Posdnuos, Dave and Maseo are so far AHEAD of the hip-hop herd that if their pioneering 1989 debut, 3 Feet High and Rising, were released today, it would revolutionize hip-hop all over again. They're so far ahead of the curve that no one — from the thugs to the backpack intelligentsia and everyone in between — can write them off, despite the fact that they peaked with their first album and haven't had a bona fide hit in years. They're so far ahead that they can spend their sixth LP, AOI: Bionix, hating the players, playing the game and gaming the haters, and still deliver one of 2001's best records.
On the hand-clapping, two-stepping title track, Posdnuos raps, "Unlike these underground MCs who rock for heads/We include the throat, chest, arms and legs." They also include the libido (on "Baby Phat," an electro-hopping dedication to thicky-thick girls), the ass (on the Wings-based party starter "Simply") and your self-esteem (on the Cee-Lo-anchored, gospel-gilded "Held Down"). They rock your conscience on the ethereal "Trying People," the most textured and mature piece of self-evaluation hip-hop has produced since, well, ever. "Am I just another lost in the pack?" asks Dave, before meditating on hip-hop's post-September 11th apathy, fatherhood and leaving a legacy: "The skies over your head ain't safe no more/And hip-hop ain't your home/And if it is, you're fuckin' up the crib, son."

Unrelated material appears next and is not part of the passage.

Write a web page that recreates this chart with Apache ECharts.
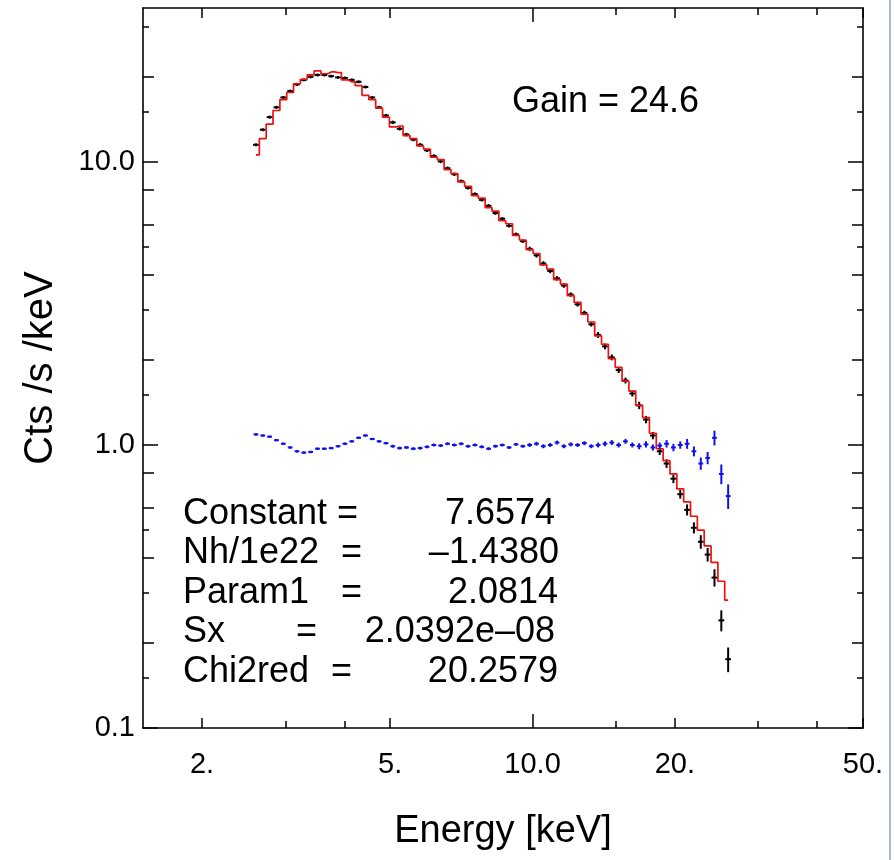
<!DOCTYPE html>
<html><head><meta charset="utf-8">
<script src="https://cdn.jsdelivr.net/npm/echarts@6/dist/echarts.min.js"></script>
<style>html,body{margin:0;padding:0;background:#fff}#c{width:894px;height:860px}</style>
</head><body><div id="c"></div>
<script>
// ---- data ----
const energy = [2.600,2.688,2.779,2.873,2.971,3.071,3.175,3.283,3.394,3.509,3.628,3.751,3.878,4.010,4.146,4.286,4.431,4.581,4.737,4.897,5.063,5.235,5.412,5.596,5.785,5.981,6.184,6.394,6.610,6.834,7.066,7.305,7.553,7.809,8.073,8.347,8.630,8.922,9.225,9.537,9.861,10.195,10.541,10.898,11.267,11.649,12.044,12.452,12.874,13.311,13.762,14.229,14.711,15.210,15.725,16.258,16.810,17.379,17.968,18.578,19.208,19.859,20.532,21.228,21.947,22.691,23.461,24.256,25.078,25.928];
const counts = [11.5,13.0,14.4,15.6,16.9,17.8,18.8,19.5,20.0,20.3, 20.3,20.1,19.9,19.8,19.5,19.2,18.4,16.9,15.6,14.6, 13.8,13.1,12.5,12.0,11.5,11.0,10.5,10.05,9.5,9.05, 8.55,8.1,7.7,7.35,7.0,6.6,6.3,5.95,5.55,5.25, 4.93,4.68,4.38,4.12,3.88,3.66,3.40,3.14,2.93,2.67, 2.45,2.23,2.04,1.84,1.69,1.52,1.38,1.23,1.08,0.95, 0.86,0.76,0.67,0.59,0.51,0.455,0.41,0.34,0.24,0.175];
const countErr = [0.012,0.012,0.012,0.012,0.012,0.012,0.012,0.012,0.012,0.012, 0.012,0.012,0.012,0.012,0.012,0.012,0.012,0.012,0.012,0.012, 0.014,0.014,0.014,0.014,0.014,0.014,0.014,0.014,0.014,0.014, 0.014,0.014,0.014,0.014,0.014,0.014,0.014,0.014,0.014,0.014, 0.018,0.018,0.018,0.018,0.018,0.018,0.018,0.018,0.018,0.018, 0.024,0.024,0.024,0.024,0.024,0.024,0.03,0.03,0.03,0.03, 0.035,0.035,0.035,0.045,0.045,0.055,0.055,0.07,0.085,0.10];
const model = [10.6,12.1,13.6,15.2,16.6,17.6,18.9,19.6,20.3,21.0, 20.5,20.8,20.7,19.5,19.2,18.6,17.2,16.6,15.5,14.4, 13.3,13.4,12.4,12.1,11.4,11.1,10.4,10.2,9.4,9.1, 8.5,8.2,7.6,7.45,6.9,6.7,6.2,6.05,5.5,5.3, 4.9,4.75,4.33,4.18,3.84,3.70,3.37,3.19,2.90,2.72, 2.43,2.27,2.02,1.88,1.68,1.55,1.38,1.25,1.10,0.97, 0.88,0.79,0.70,0.63,0.56,0.50,0.44,0.385,0.33,0.283];
const ratio = [1.09,1.08,1.07,1.04,1.01,0.98,0.95,0.94,0.945,0.97, 0.97,0.975,0.99,1.01,1.03,1.06,1.08,1.05,1.03,1.015, 0.99,0.975,0.98,0.97,0.975,0.985,1.0,0.995,1.01,1.0, 1.01,0.99,1.0,0.985,0.97,0.99,1.0,0.98,1.005,0.99, 1.0,1.01,0.99,1.0,1.02,0.99,1.005,1.0,1.015,0.99, 1.0,1.01,1.02,1.0,1.03,1.0,0.99,1.005,0.98,0.995, 1.01,0.98,1.0,1.01,0.95,0.86,0.90,1.06,0.79,0.66];
const ratioErr = [0.01,0.01,0.01,0.01,0.01,0.01,0.01,0.01,0.01,0.01, 0.01,0.01,0.01,0.01,0.01,0.01,0.01,0.01,0.01,0.01, 0.012,0.012,0.012,0.012,0.012,0.012,0.012,0.012,0.012,0.012, 0.012,0.012,0.012,0.012,0.012,0.012,0.012,0.012,0.012,0.012, 0.016,0.016,0.016,0.016,0.016,0.016,0.016,0.016,0.016,0.016, 0.02,0.02,0.02,0.02,0.02,0.02,0.025,0.025,0.025,0.025, 0.03,0.03,0.03,0.04,0.04,0.05,0.05,0.06,0.08,0.10];

const xLabelValues = [2,5,10,20,50];
const xLabelTexts = ['2.','5.','10.0','20.','50.'];
const yLabelValues = [0.1,1,10];
const yLabelTexts = ['0.1','1.0','10.0'];
const xTickLong = [10], xTickMid = [2,5,20,50], xTickShort = [3,4,15,30,40];
const yTickLong = [0.1,1,10], yTickMid = [0.2,0.4,0.6,0.8,2,4,6,8,20], yTickShort = [0.15,0.3,0.5,1.5,3,5,15,30];
const paramNames = ['Constant','Nh/1e22','Param1','Sx','Chi2red'];
const paramValues = ['7.6574','\u20131.4380','2.0814','2.0392e\u201308','20.2579'];
const gainText = 'Gain = 24.6';
const xTitle = 'Energy [keV]';
const yTitle = 'Cts /s /keV';

// ---- chart ----
const FONT = '"Liberation Sans", Arial, Helvetica, sans-serif';
const X_MIN = 1.5, X_MAX = 50, Y_MIN = 0.1, Y_MAX = 35;

function edges(i){
  const n = energy.length;
  const lo = i > 0 ? Math.sqrt(energy[i-1]*energy[i]) : energy[0]*energy[0]/Math.sqrt(energy[0]*energy[1]);
  const hi = i < n-1 ? Math.sqrt(energy[i]*energy[i+1]) : energy[n-1]*energy[n-1]/Math.sqrt(energy[n-2]*energy[n-1]);
  return [lo, hi];
}
function crossData(vals, errs){
  return vals.map((v,i)=>{ const e = edges(i); return [energy[i], e[0], e[1], v, v*(1-errs[i]), v*(1+errs[i])]; });
}
function crossRender(color, lw, shrink){
  return function(params, api){
    const c = api.coord([api.value(0), api.value(3)]);
    const l = api.coord([api.value(1), api.value(3)]);
    const r = api.coord([api.value(2), api.value(3)]);
    const b = api.coord([api.value(0), api.value(4)]);
    const t = api.coord([api.value(0), api.value(5)]);
    const x1 = c[0] - (c[0]-l[0])*shrink, x2 = c[0] + (r[0]-c[0])*shrink;
    return {type:'group', children:[
      {type:'line', shape:{x1:x1,y1:c[1],x2:x2,y2:c[1]}, style:{stroke:color, lineWidth:lw}},
      {type:'line', shape:{x1:c[0],y1:b[1],x2:c[0],y2:t[1]}, style:{stroke:color, lineWidth:lw}}
    ]};
  };
}
function fmt(vals, texts){
  return function(v){ const i = vals.findIndex(t => Math.abs(t - v)/t < 1e-6); return i >= 0 ? texts[i] : ''; };
}
function xAx(pos, ticks, len, extra){
  return Object.assign({type:'log', logBase:10, min:X_MIN, max:X_MAX, position:pos,
    axisLine:{show:false, onZero:false, lineStyle:{color:'#000', width:1.6}},
    axisTick:{show:true, inside:true, length:len, customValues:ticks, lineStyle:{color:'#000', width:1.5}},
    axisLabel:{show:false}, splitLine:{show:false}, minorTick:{show:false}}, extra||{});
}
function yAx(pos, ticks, len, extra){
  return Object.assign({type:'log', logBase:10, min:Y_MIN, max:Y_MAX, position:pos,
    axisLine:{show:false, onZero:false, lineStyle:{color:'#000', width:1.6}},
    axisTick:{show:true, inside:true, length:len, customValues:ticks, lineStyle:{color:'#000', width:1.5}},
    axisLabel:{show:false}, splitLine:{show:false}, minorTick:{show:false}}, extra||{});
}

const xAxes = [
  xAx('bottom', xTickMid, 10, {
    axisLine:{show:true, onZero:false, lineStyle:{color:'#000', width:1.6}},
    axisLabel:{show:true, customValues:xLabelValues, formatter:fmt(xLabelValues,xLabelTexts), margin:22, fontSize:29, color:'#000', fontFamily:FONT},
    name:xTitle, nameLocation:'middle', nameGap:85, nameTextStyle:{fontSize:38, color:'#000', fontFamily:FONT}
  }),
  xAx('bottom', xTickLong, 14),
  xAx('bottom', xTickShort, 7),
  xAx('top', xTickMid, 10, {axisLine:{show:true, onZero:false, lineStyle:{color:'#000', width:1.6}}}),
  xAx('top', xTickLong, 14),
  xAx('top', xTickShort, 7)
];
const yAxes = [
  yAx('left', yTickLong, 15, {
    axisLine:{show:true, onZero:false, lineStyle:{color:'#000', width:1.6}},
    axisLabel:{show:true, customValues:yLabelValues, formatter:fmt(yLabelValues,yLabelTexts), margin:8, fontSize:29, color:'#000', fontFamily:FONT},
    name:yTitle, nameLocation:'middle', nameGap:82, nameTextStyle:{fontSize:40, color:'#000', fontFamily:FONT}
  }),
  yAx('left', yTickMid, 11),
  yAx('left', yTickShort, 6),
  yAx('right', yTickLong, 15, {axisLine:{show:true, onZero:false, lineStyle:{color:'#000', width:1.6}}}),
  yAx('right', yTickMid, 11),
  yAx('right', yTickShort, 6)
];

const TXT = '36px ' + FONT;
const graphics = [
  {type:'text', x:512, y:102, style:{text:gainText, font:TXT, fill:'#000', verticalAlign:'middle', align:'left'}},
  {type:'line', shape:{x1:890, y1:0, x2:890, y2:860}, style:{stroke:'#a9bbd2', lineWidth:2}}
];
const eqX = [337, 341, 341, 296, 331];
const valRight = [555, 559, 558, 555, 558];
paramNames.forEach((n,i)=>{
  const y = 514 + 39.5*i;
  graphics.push({type:'text', x:183, y:y, style:{text:n, font:TXT, fill:'#000', verticalAlign:'middle', align:'left'}});
  graphics.push({type:'text', x:eqX[i], y:y, style:{text:'=', font:TXT, fill:'#000', verticalAlign:'middle', align:'left'}});
  graphics.push({type:'text', x:valRight[i], y:y, style:{text:paramValues[i], font:TXT, fill:'#000', verticalAlign:'middle', align:'right'}});
});

const chart = echarts.init(document.getElementById('c'), null, {renderer:'canvas'});
chart.setOption({
  animation:false,
  backgroundColor:'#fff',
  grid:{left:143, right:31, top:8, bottom:132, containLabel:false},
  xAxis:xAxes,
  yAxis:yAxes,
  series:[
    {type:'custom', name:'data', renderItem:crossRender('#000', 2, 0.85), data:crossData(counts, countErr),
      encode:{x:[0,1,2], y:[3,4,5]}, xAxisIndex:0, yAxisIndex:0, clip:true, z:2},
    {type:'line', name:'model', data:energy.map((e,i)=>[e, model[i]]), step:'middle', showSymbol:false, symbol:'none',
      lineStyle:{color:'#ee1111', width:1.7}, xAxisIndex:0, yAxisIndex:0, z:3},
    {type:'custom', name:'ratio', renderItem:crossRender('#1010ee', 2, 0.7), data:crossData(ratio, ratioErr),
      encode:{x:[0,1,2], y:[3,4,5]}, xAxisIndex:0, yAxisIndex:0, clip:true, z:4}
  ],
  graphic:graphics
});
</script></body></html>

De La Soul are just about the only hip-hop group worth listening to who are willing to view women as more than a single serving or a side dish. Where other MCs warn of gold diggers, Dave is opening a joint bank account with the lady who "gave [her] all when I just gave it up," on "Special." They even issue a disclaimer before the pimpological fantasy "Pawn Star."
After a dozen years in the game, De La Soul are still relevant, radical and entertaining. They still believe in a hip-hop Shangri-La, and with Bionix, the leaders of the pack bring us a step closer.